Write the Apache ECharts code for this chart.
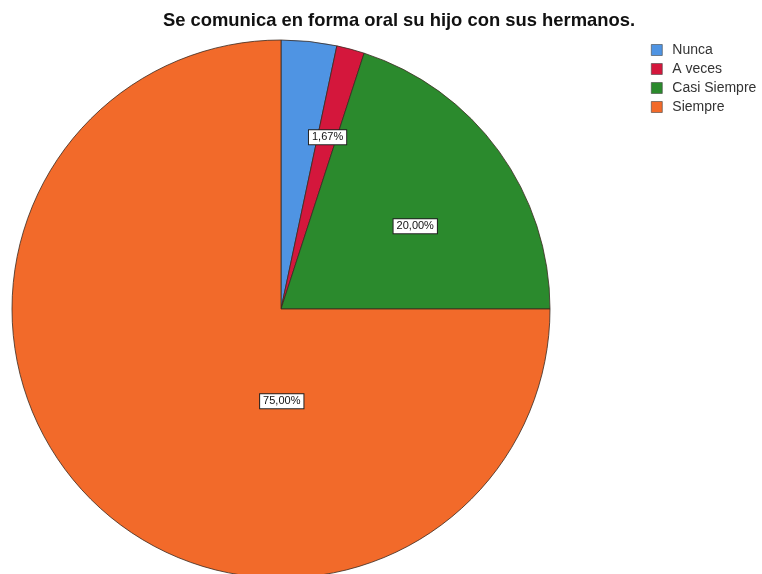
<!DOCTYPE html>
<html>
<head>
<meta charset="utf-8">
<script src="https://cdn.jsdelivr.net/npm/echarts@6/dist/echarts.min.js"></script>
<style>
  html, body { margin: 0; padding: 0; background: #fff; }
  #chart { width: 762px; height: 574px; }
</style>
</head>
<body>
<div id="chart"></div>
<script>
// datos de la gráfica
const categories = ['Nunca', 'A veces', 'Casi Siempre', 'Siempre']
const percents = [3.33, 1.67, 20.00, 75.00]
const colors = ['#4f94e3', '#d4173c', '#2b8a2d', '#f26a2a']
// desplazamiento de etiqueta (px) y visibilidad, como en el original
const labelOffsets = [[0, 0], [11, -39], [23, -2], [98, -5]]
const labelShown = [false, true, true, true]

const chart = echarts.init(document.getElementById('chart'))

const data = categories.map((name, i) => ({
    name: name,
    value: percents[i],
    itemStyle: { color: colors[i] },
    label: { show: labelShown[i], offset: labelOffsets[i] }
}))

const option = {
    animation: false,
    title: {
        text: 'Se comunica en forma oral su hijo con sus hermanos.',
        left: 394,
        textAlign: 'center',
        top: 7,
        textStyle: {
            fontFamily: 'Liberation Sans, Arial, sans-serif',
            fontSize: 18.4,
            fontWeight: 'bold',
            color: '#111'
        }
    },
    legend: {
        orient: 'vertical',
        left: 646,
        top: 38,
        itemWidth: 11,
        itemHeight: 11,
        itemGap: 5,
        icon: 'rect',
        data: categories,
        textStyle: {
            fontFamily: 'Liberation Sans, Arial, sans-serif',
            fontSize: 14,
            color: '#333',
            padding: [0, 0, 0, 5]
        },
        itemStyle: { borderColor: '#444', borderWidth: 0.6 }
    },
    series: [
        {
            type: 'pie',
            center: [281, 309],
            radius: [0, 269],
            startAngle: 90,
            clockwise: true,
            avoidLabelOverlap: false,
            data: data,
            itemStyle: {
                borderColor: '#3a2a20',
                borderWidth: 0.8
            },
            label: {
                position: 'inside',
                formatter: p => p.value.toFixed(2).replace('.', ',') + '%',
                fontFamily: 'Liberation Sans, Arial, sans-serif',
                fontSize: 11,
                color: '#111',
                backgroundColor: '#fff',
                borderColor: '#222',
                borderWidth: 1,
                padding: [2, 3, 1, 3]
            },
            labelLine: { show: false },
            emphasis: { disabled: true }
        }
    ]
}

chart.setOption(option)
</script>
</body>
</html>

┄┄┄┄┄┄┄┄┄┄┄┄┄┄┄┄┄┄┄┄

Task:
Leave out the pictures and restate everything else word for word.

Worked answer:
Write the Apache ECharts code for this chart.
<!DOCTYPE html>
<html>
<head>
<meta charset="utf-8">
<script src="https://cdn.jsdelivr.net/npm/echarts@6/dist/echarts.min.js"></script>
<style>
  html, body { margin: 0; padding: 0; background: #fff; }
  #chart { width: 762px; height: 574px; }
</style>
</head>
<body>
<div id="chart"></div>
<script>
// datos de la gráfica
const categories = ['Nunca', 'A veces', 'Casi Siempre', 'Siempre']
const percents = [3.33, 1.67, 20.00, 75.00]
const colors = ['#4f94e3', '#d4173c', '#2b8a2d', '#f26a2a']
// desplazamiento de etiqueta (px) y visibilidad, como en el original
const labelOffsets = [[0, 0], [11, -39], [23, -2], [98, -5]]
const labelShown = [false, true, true, true]

const chart = echarts.init(document.getElementById('chart'))

const data = categories.map((name, i) => ({
    name: name,
    value: percents[i],
    itemStyle: { color: colors[i] },
    label: { show: labelShown[i], offset: labelOffsets[i] }
}))

const option = {
    animation: false,
    title: {
        text: 'Se comunica en forma oral su hijo con sus hermanos.',
        left: 394,
        textAlign: 'center',
        top: 7,
        textStyle: {
            fontFamily: 'Liberation Sans, Arial, sans-serif',
            fontSize: 18.4,
            fontWeight: 'bold',
            color: '#111'
        }
    },
    legend: {
        orient: 'vertical',
        left: 646,
        top: 38,
        itemWidth: 11,
        itemHeight: 11,
        itemGap: 5,
        icon: 'rect',
        data: categories,
        textStyle: {
            fontFamily: 'Liberation Sans, Arial, sans-serif',
            fontSize: 14,
            color: '#333',
            padding: [0, 0, 0, 5]
        },
        itemStyle: { borderColor: '#444', borderWidth: 0.6 }
    },
    series: [
        {
            type: 'pie',
            center: [281, 309],
            radius: [0, 269],
            startAngle: 90,
            clockwise: true,
            avoidLabelOverlap: false,
            data: data,
            itemStyle: {
                borderColor: '#3a2a20',
                borderWidth: 0.8
            },
            label: {
                position: 'inside',
                formatter: p => p.value.toFixed(2).replace('.', ',') + '%',
                fontFamily: 'Liberation Sans, Arial, sans-serif',
                fontSize: 11,
                color: '#111',
                backgroundColor: '#fff',
                borderColor: '#222',
                borderWidth: 1,
                padding: [2, 3, 1, 3]
            },
            labelLine: { show: false },
            emphasis: { disabled: true }
        }
    ]
}

chart.setOption(option)
</script>
</body>
</html>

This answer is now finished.